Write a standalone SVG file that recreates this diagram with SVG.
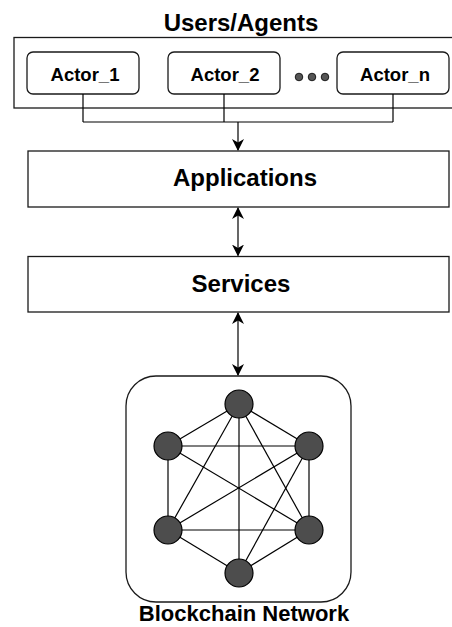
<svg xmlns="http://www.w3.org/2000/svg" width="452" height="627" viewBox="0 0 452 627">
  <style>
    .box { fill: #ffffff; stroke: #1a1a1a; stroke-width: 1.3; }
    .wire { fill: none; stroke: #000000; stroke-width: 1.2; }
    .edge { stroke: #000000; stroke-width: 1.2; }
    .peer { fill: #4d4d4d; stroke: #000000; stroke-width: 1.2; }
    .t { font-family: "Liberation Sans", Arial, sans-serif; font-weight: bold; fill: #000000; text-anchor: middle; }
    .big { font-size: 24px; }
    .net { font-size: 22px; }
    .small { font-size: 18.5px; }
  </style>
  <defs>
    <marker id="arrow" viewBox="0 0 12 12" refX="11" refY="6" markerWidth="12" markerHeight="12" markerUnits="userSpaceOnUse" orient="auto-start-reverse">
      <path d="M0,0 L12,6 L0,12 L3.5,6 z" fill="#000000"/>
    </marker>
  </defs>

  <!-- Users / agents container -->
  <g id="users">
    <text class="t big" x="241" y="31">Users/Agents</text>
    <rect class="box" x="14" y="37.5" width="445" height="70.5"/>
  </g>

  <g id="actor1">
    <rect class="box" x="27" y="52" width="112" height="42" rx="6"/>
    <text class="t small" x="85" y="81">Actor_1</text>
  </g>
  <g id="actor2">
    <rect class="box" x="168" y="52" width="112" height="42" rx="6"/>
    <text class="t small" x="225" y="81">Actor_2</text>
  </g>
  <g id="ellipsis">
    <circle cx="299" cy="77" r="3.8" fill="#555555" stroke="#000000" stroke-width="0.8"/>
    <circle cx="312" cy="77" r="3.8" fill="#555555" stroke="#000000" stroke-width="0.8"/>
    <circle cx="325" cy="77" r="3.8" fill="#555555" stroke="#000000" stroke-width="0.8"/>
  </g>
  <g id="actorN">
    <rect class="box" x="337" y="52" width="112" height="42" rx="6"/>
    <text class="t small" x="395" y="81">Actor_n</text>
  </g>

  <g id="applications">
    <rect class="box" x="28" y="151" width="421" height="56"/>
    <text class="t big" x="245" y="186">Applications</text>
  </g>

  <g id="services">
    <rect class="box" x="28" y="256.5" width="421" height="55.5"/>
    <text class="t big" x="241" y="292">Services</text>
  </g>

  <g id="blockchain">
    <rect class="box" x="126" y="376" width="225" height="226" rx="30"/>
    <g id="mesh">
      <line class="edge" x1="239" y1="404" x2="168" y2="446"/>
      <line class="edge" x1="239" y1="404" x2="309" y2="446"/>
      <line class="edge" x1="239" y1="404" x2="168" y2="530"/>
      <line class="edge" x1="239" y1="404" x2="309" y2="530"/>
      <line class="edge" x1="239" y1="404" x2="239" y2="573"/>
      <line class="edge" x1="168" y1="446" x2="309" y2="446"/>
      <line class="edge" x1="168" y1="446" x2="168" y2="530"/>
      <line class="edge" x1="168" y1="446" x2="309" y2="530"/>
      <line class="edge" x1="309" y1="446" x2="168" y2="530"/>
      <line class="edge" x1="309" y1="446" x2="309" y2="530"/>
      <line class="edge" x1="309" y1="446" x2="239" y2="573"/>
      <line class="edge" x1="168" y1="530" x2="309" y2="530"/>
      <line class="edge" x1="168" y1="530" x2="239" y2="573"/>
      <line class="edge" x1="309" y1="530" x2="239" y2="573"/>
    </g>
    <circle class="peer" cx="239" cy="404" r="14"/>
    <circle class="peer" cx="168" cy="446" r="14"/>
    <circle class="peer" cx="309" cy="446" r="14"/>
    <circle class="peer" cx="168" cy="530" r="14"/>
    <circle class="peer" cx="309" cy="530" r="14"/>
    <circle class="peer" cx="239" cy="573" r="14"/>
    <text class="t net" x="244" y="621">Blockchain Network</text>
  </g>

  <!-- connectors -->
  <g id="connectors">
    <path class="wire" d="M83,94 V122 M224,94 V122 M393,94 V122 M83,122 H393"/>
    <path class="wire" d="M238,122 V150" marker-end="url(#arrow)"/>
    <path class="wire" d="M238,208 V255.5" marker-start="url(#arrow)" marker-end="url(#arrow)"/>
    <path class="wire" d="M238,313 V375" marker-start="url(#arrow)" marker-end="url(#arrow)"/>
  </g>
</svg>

■ ■ ■

• _Required task_
Set the pictures aside and transcribe the data above exactly.

• _Solution to the problem_
Write a standalone SVG file that recreates this diagram with SVG.
<svg xmlns="http://www.w3.org/2000/svg" width="452" height="627" viewBox="0 0 452 627">
  <style>
    .box { fill: #ffffff; stroke: #1a1a1a; stroke-width: 1.3; }
    .wire { fill: none; stroke: #000000; stroke-width: 1.2; }
    .edge { stroke: #000000; stroke-width: 1.2; }
    .peer { fill: #4d4d4d; stroke: #000000; stroke-width: 1.2; }
    .t { font-family: "Liberation Sans", Arial, sans-serif; font-weight: bold; fill: #000000; text-anchor: middle; }
    .big { font-size: 24px; }
    .net { font-size: 22px; }
    .small { font-size: 18.5px; }
  </style>
  <defs>
    <marker id="arrow" viewBox="0 0 12 12" refX="11" refY="6" markerWidth="12" markerHeight="12" markerUnits="userSpaceOnUse" orient="auto-start-reverse">
      <path d="M0,0 L12,6 L0,12 L3.5,6 z" fill="#000000"/>
    </marker>
  </defs>

  <!-- Users / agents container -->
  <g id="users">
    <text class="t big" x="241" y="31">Users/Agents</text>
    <rect class="box" x="14" y="37.5" width="445" height="70.5"/>
  </g>

  <g id="actor1">
    <rect class="box" x="27" y="52" width="112" height="42" rx="6"/>
    <text class="t small" x="85" y="81">Actor_1</text>
  </g>
  <g id="actor2">
    <rect class="box" x="168" y="52" width="112" height="42" rx="6"/>
    <text class="t small" x="225" y="81">Actor_2</text>
  </g>
  <g id="ellipsis">
    <circle cx="299" cy="77" r="3.8" fill="#555555" stroke="#000000" stroke-width="0.8"/>
    <circle cx="312" cy="77" r="3.8" fill="#555555" stroke="#000000" stroke-width="0.8"/>
    <circle cx="325" cy="77" r="3.8" fill="#555555" stroke="#000000" stroke-width="0.8"/>
  </g>
  <g id="actorN">
    <rect class="box" x="337" y="52" width="112" height="42" rx="6"/>
    <text class="t small" x="395" y="81">Actor_n</text>
  </g>

  <g id="applications">
    <rect class="box" x="28" y="151" width="421" height="56"/>
    <text class="t big" x="245" y="186">Applications</text>
  </g>

  <g id="services">
    <rect class="box" x="28" y="256.5" width="421" height="55.5"/>
    <text class="t big" x="241" y="292">Services</text>
  </g>

  <g id="blockchain">
    <rect class="box" x="126" y="376" width="225" height="226" rx="30"/>
    <g id="mesh">
      <line class="edge" x1="239" y1="404" x2="168" y2="446"/>
      <line class="edge" x1="239" y1="404" x2="309" y2="446"/>
      <line class="edge" x1="239" y1="404" x2="168" y2="530"/>
      <line class="edge" x1="239" y1="404" x2="309" y2="530"/>
      <line class="edge" x1="239" y1="404" x2="239" y2="573"/>
      <line class="edge" x1="168" y1="446" x2="309" y2="446"/>
      <line class="edge" x1="168" y1="446" x2="168" y2="530"/>
      <line class="edge" x1="168" y1="446" x2="309" y2="530"/>
      <line class="edge" x1="309" y1="446" x2="168" y2="530"/>
      <line class="edge" x1="309" y1="446" x2="309" y2="530"/>
      <line class="edge" x1="309" y1="446" x2="239" y2="573"/>
      <line class="edge" x1="168" y1="530" x2="309" y2="530"/>
      <line class="edge" x1="168" y1="530" x2="239" y2="573"/>
      <line class="edge" x1="309" y1="530" x2="239" y2="573"/>
    </g>
    <circle class="peer" cx="239" cy="404" r="14"/>
    <circle class="peer" cx="168" cy="446" r="14"/>
    <circle class="peer" cx="309" cy="446" r="14"/>
    <circle class="peer" cx="168" cy="530" r="14"/>
    <circle class="peer" cx="309" cy="530" r="14"/>
    <circle class="peer" cx="239" cy="573" r="14"/>
    <text class="t net" x="244" y="621">Blockchain Network</text>
  </g>

  <!-- connectors -->
  <g id="connectors">
    <path class="wire" d="M83,94 V122 M224,94 V122 M393,94 V122 M83,122 H393"/>
    <path class="wire" d="M238,122 V150" marker-end="url(#arrow)"/>
    <path class="wire" d="M238,208 V255.5" marker-start="url(#arrow)" marker-end="url(#arrow)"/>
    <path class="wire" d="M238,313 V375" marker-start="url(#arrow)" marker-end="url(#arrow)"/>
  </g>
</svg>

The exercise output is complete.